A vazão do Xingu se reduz 30 vezes entre o auge da cheia e o extremo da vazante. Não haverá água suficiente para acionar as 18 turbinas gigantescas, nem mesmo uma delas, no máximo da estiagem. O projeto original do aproveitamento energético do Xingu previa mais cinco barragens rio acima. Elas produziriam mais energia e reteriam mais água para a maior delas, Belo Monte. O problema é que a área de inundação seria cinco vezes maior do que a de Tucuruí e quase quatro vezes a de Sobradinho, que têm os dois maiores reservatórios brasileiros.
A reação, interna e internacional, foi tão forte que o governo federal voltou atrás. Justamente em 2001, ano do maior apagão, ao qual foi atribuída boa parte da responsabilidade pela derrota do PSDB na eleição do ano seguinte para a presidência da república. Belo Monte passou a ser o primeiro empreendimento elétrico declarado de interesse estratégico para o país.
No dia 17 de setembro de 2001, o presidente do Conselho Nacional de Política Energética da administração FHC, José Jorge de Vasconcelos, assinou o ato que reconhecia a hidrelétrica como estratégica “no planejamento da expansão da hidreletricidade até o ano 2010”, último ano da vigência do plano decenal de energia.
Para que a obra pudesse ser realizada, o governo teria que desistir dos planos iniciais de construir as outras barragens, que provocariam o maior alagamento da história das hidrelétricas. O aproveitamento do Xingu ficaria restrito a Belo Monte. Mesmo nessa usina solitária, o reservatório teria o menor tamanho possível, cobrindo apenas o dobro da área que o rio inunda todos os anos.
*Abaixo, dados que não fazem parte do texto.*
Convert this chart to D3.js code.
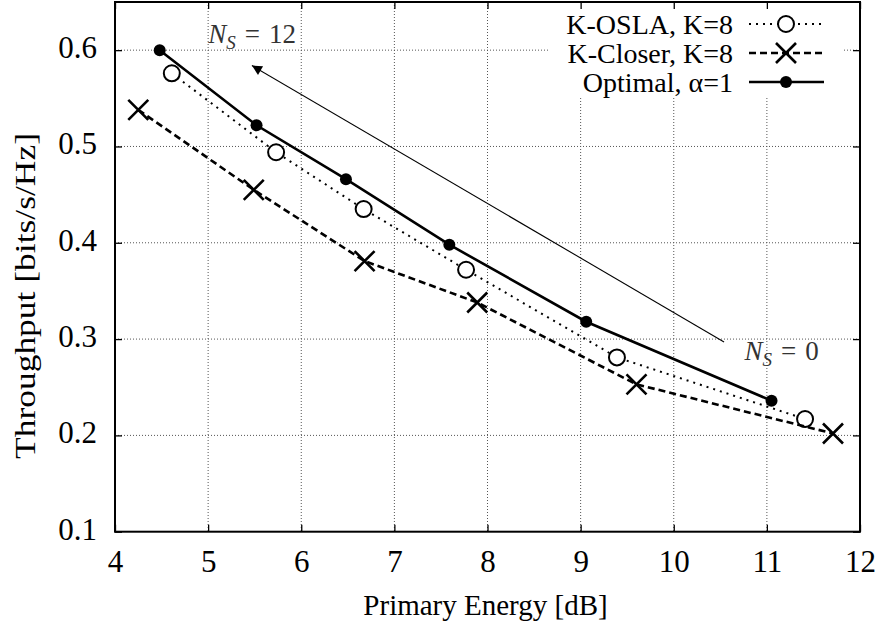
<!DOCTYPE html>
<html>
<head>
<meta charset="utf-8">
<script src="https://cdn.jsdelivr.net/npm/d3@7"></script>
<style>
  body { margin: 0; background: #fff; }
  text { font-family: "Liberation Serif", "Times New Roman", serif; fill: #000; }
</style>
</head>
<body>
<script>
// data
var xTicks = [4, 5, 6, 7, 8, 9, 10, 11, 12];
var yTicks = [0.1, 0.2, 0.3, 0.4, 0.5, 0.6];

var oslaX = [4.61, 5.73, 6.67, 7.77, 9.39, 11.41];
var oslaY = [0.576, 0.494, 0.435, 0.372, 0.281, 0.217];
var closerX = [4.25, 5.49, 6.68, 7.89, 9.60, 11.71];
var closerY = [0.538, 0.455, 0.381, 0.338, 0.253, 0.202];
var optX = [4.48, 5.52, 6.48, 7.59, 9.06, 11.05];
var optY = [0.600, 0.522, 0.466, 0.398, 0.318, 0.236];

var seriesNames = ["K-OSLA, K=8", "K-Closer, K=8", "Optimal, \u03b1=1"];
var arrowFrom = [10.54, 0.297], arrowTo = [5.47, 0.584];
var labelHigh = [5.0, 0.607], labelLow = [10.76, 0.278];

var W = 882, H = 625;
// plot frame (note: "top" is taken by window.top, so prefixed names)
var pLeft = 115, pRight = 860, pTop = 2, pBottom = 531.7;

var xScale = d3.scaleLinear().domain([4, 12]).range([pLeft, pRight]);
var yScale = d3.scaleLinear().domain([0.1, 0.65]).range([pBottom, pTop]);

var svg = d3.select("body").append("svg")
  .attr("width", W).attr("height", H);

var defs = svg.append("defs");
defs.append("marker")
  .attr("id", "head")
  .attr("viewBox", "0 0 10 10")
  .attr("refX", 10).attr("refY", 5)
  .attr("markerWidth", 15).attr("markerHeight", 10)
  .attr("markerUnits", "userSpaceOnUse")
  .attr("orient", "auto")
  .append("path").attr("d", "M0,0 L10,5 L0,10 Z").attr("fill", "#000");

// grid
var grid = svg.append("g");
grid.selectAll(".gx").data(xTicks.slice(1, -1)).enter().append("line")
  .attr("x1", xScale).attr("x2", xScale)
  .attr("y1", pTop).attr("y2", pBottom)
  .attr("stroke", "#555").attr("stroke-width", 1).attr("stroke-dasharray", "1,2");
grid.selectAll(".gy").data(yTicks.slice(1)).enter().append("line")
  .attr("x1", pLeft).attr("x2", pRight)
  .attr("y1", yScale).attr("y2", yScale)
  .attr("stroke", "#555").attr("stroke-width", 1).attr("stroke-dasharray", "1,2");

// key area hides the grid
svg.append("rect").attr("x", 550).attr("y", pTop + 1).attr("width", 293).attr("height", 94).attr("fill", "#fff");

// axes, ticks inward on all sides
var axB = d3.axisBottom(xScale).tickValues(xTicks).tickSize(-7).tickPadding(18).tickFormat(d3.format("d"));
var axT = d3.axisTop(xScale).tickValues(xTicks).tickSize(-7).tickFormat("");
var axL = d3.axisLeft(yScale).tickValues(yTicks).tickSize(-7).tickPadding(18).tickFormat(d3.format(".1f"));
var axR = d3.axisRight(yScale).tickValues(yTicks).tickSize(-7).tickFormat("");

function styleAxis(g) {
  g.select(".domain").remove();
  g.selectAll("line").attr("stroke", "#000").attr("stroke-width", 1.3);
  g.selectAll("text").style("font-size", "31px").style("font-family", "Liberation Serif, serif");
}
svg.append("g").attr("transform", "translate(0," + pBottom + ")").call(axB).call(styleAxis);
svg.append("g").attr("transform", "translate(0," + pTop + ")").call(axT).call(styleAxis);
svg.append("g").attr("transform", "translate(" + pLeft + ",0)").call(axL).call(styleAxis)
  .selectAll("text").attr("dy", "0.24em");
svg.append("g").attr("transform", "translate(" + pRight + ",0)").call(axR).call(styleAxis);

svg.append("rect")
  .attr("x", pLeft).attr("y", pTop).attr("width", pRight - pLeft).attr("height", pBottom - pTop)
  .attr("fill", "none").attr("stroke", "#000").attr("stroke-width", 2);

// axis titles
svg.append("text")
  .attr("x", (pLeft + pRight) / 2 - 2).attr("y", 615)
  .attr("text-anchor", "middle").style("font-size", "29px")
  .text("Primary Energy [dB]");
svg.append("text")
  .attr("transform", "translate(35,296) rotate(-90)")
  .attr("text-anchor", "middle").style("font-size", "29px")
  .attr("textLength", 326).attr("lengthAdjust", "spacingAndGlyphs")
  .text("Throughput [bits/s/Hz]");

// arrow + labels
svg.append("line")
  .attr("x1", xScale(arrowFrom[0])).attr("y1", yScale(arrowFrom[1]))
  .attr("x2", xScale(arrowTo[0])).attr("y2", yScale(arrowTo[1]))
  .attr("stroke", "#000").attr("stroke-width", 1.1)
  .attr("marker-end", "url(#head)");

function nsLabel(pos, val) {
  var t = svg.append("text")
    .attr("x", xScale(pos[0])).attr("y", yScale(pos[1]))
    .style("font-size", "27px").style("fill", "#333");
  t.append("tspan").style("font-style", "italic").style("fill", "#333").text("N");
  t.append("tspan").attr("dy", 6).style("font-size", "19px").style("font-style", "italic").style("fill", "#333").text("S");
  t.append("tspan").attr("dy", -6).attr("dx", 9).style("fill", "#333").text("=");
  t.append("tspan").attr("dx", 9).style("fill", "#333").text(val);
}
nsLabel(labelHigh, 12);
nsLabel(labelLow, 0);

// series
var series = [
  {xs: oslaX, ys: oslaY, dash: "2,5", width: 2, mark: "open"},
  {xs: closerX, ys: closerY, dash: "7,4", width: 2.6, mark: "cross"},
  {xs: optX, ys: optY, dash: null, width: 2.6, mark: "dot"}
];

var line = d3.line().x(function(d) { return xScale(d[0]); }).y(function(d) { return yScale(d[1]); });

function drawMark(g, mark, cx, cy) {
  if (mark === "open") {
    g.append("circle").attr("cx", cx).attr("cy", cy).attr("r", 8)
      .attr("fill", "#fff").attr("stroke", "#000").attr("stroke-width", 2);
  } else if (mark === "cross") {
    var s = 10;
    g.append("path")
      .attr("d", "M" + (cx - s) + "," + (cy - s) + "L" + (cx + s) + "," + (cy + s) +
                 "M" + (cx - s) + "," + (cy + s) + "L" + (cx + s) + "," + (cy - s))
      .attr("stroke", "#000").attr("stroke-width", 2.6).attr("fill", "none");
  } else {
    g.append("circle").attr("cx", cx).attr("cy", cy).attr("r", 6).attr("fill", "#000");
  }
}

series.forEach(function(s) {
  var pts = s.xs.map(function(x, i) { return [x, s.ys[i]]; });
  svg.append("path").datum(pts)
    .attr("d", line)
    .attr("fill", "none").attr("stroke", "#000")
    .attr("stroke-width", s.width)
    .attr("stroke-dasharray", s.dash);
  var g = svg.append("g");
  pts.forEach(function(p) { drawMark(g, s.mark, xScale(p[0]), yScale(p[1])); });
});

// key
var keyRows = [24, 53, 82];
series.forEach(function(s, i) {
  var y = keyRows[i];
  svg.append("text")
    .attr("x", 733).attr("y", y + 10)
    .attr("text-anchor", "end").style("font-size", "28px")
    .text(seriesNames[i]);
  svg.append("line")
    .attr("x1", 749).attr("x2", 824).attr("y1", y).attr("y2", y)
    .attr("stroke", "#000").attr("stroke-width", s.width)
    .attr("stroke-dasharray", s.dash);
  drawMark(svg, s.mark, 786, y);
});
</script>
</body>
</html>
Seria quase como uma usina a fio d’água, com reserva turbinável apenas no inverno.
Logo os técnicos perceberam que esse esquema não poderia ser usado para uma hidrelétrica que deverá ser a maior do mundo em capacidade instalada. Decidiram criar um vertedouro à margem da calha natural do rio. A água seria desviada para formar esse lago interior através de canais de concreto ou de terra e represada, sendo vertida por um desnível de 90 metros até a casa de força principal, acionando as suas máquinas.
É uma inovação em relação a todas as outras usinas, que segue outra originalidade: o vertedouro principal distante mais de 100 quilômetros da casa de máquinas. Mesmo que esse arranjo funcione a contento, superando o ceticismo e a incredulidade de alguns críticos, nem assim estará assegurada a viabilidade do empreendimento.
As empresas vencedoras da licitação para a concessão logo perceberam que a equação não iria resultar em lucro. Deixaram o consórcio responsável pela geração, a Norte Energia, e foram ocupar suas posições tradicionais, como empreiteiras, no Consórcio Construtor de Belo Monte.
Para preencher seus lugares, o governo colocou as empresas estatais do sistema Eletrobrás, incluindo a própria holding, e os fundos de pensão federais, à frente o Previ, do Banco do Brasil. A estatização de fato foi completada pelo compromisso que o BNDES assumiu de financiar 80% do investimento, mantido mesmo com a triplicação do orçamento. Assim, a construção estaria garantida, mas não a operação.
A Norte Energia funcionaria com prejuízo, que teria de ser reposto pelo governo, porque a energia firme (a média da disponibilidade pelo ano inteiro) continuaria menor do que 40% e abaixo do nivelamento comercial. Seria um sangramento pesado do tesouro nacional.
O apagão do dia 4 surgiu na hora certa para o governo diante desse impasse. Com o alarme nacional e o receio de novas interrupções, a presidente Dilma Rousseff mandou seus porta-vozes anunciarem que o governo vai continuar a construir todas as hidrelétricas projetadas para a Amazônia, inclusive as quatro do Xingu, mesmo que precise passar por cima dos críticos, dos ambientalistas e da própria lei, tornando a política energética um apêndice ditatorial na ordem democrática estabelecida no país.
A conjuntura desfavorável não lhe permitiria alternativa. Ou, dito melhor: o governo prefere partir para cima dos rios amazônicos do que encarar as alternativas. Ainda que para negar hoje o que disse na véspera.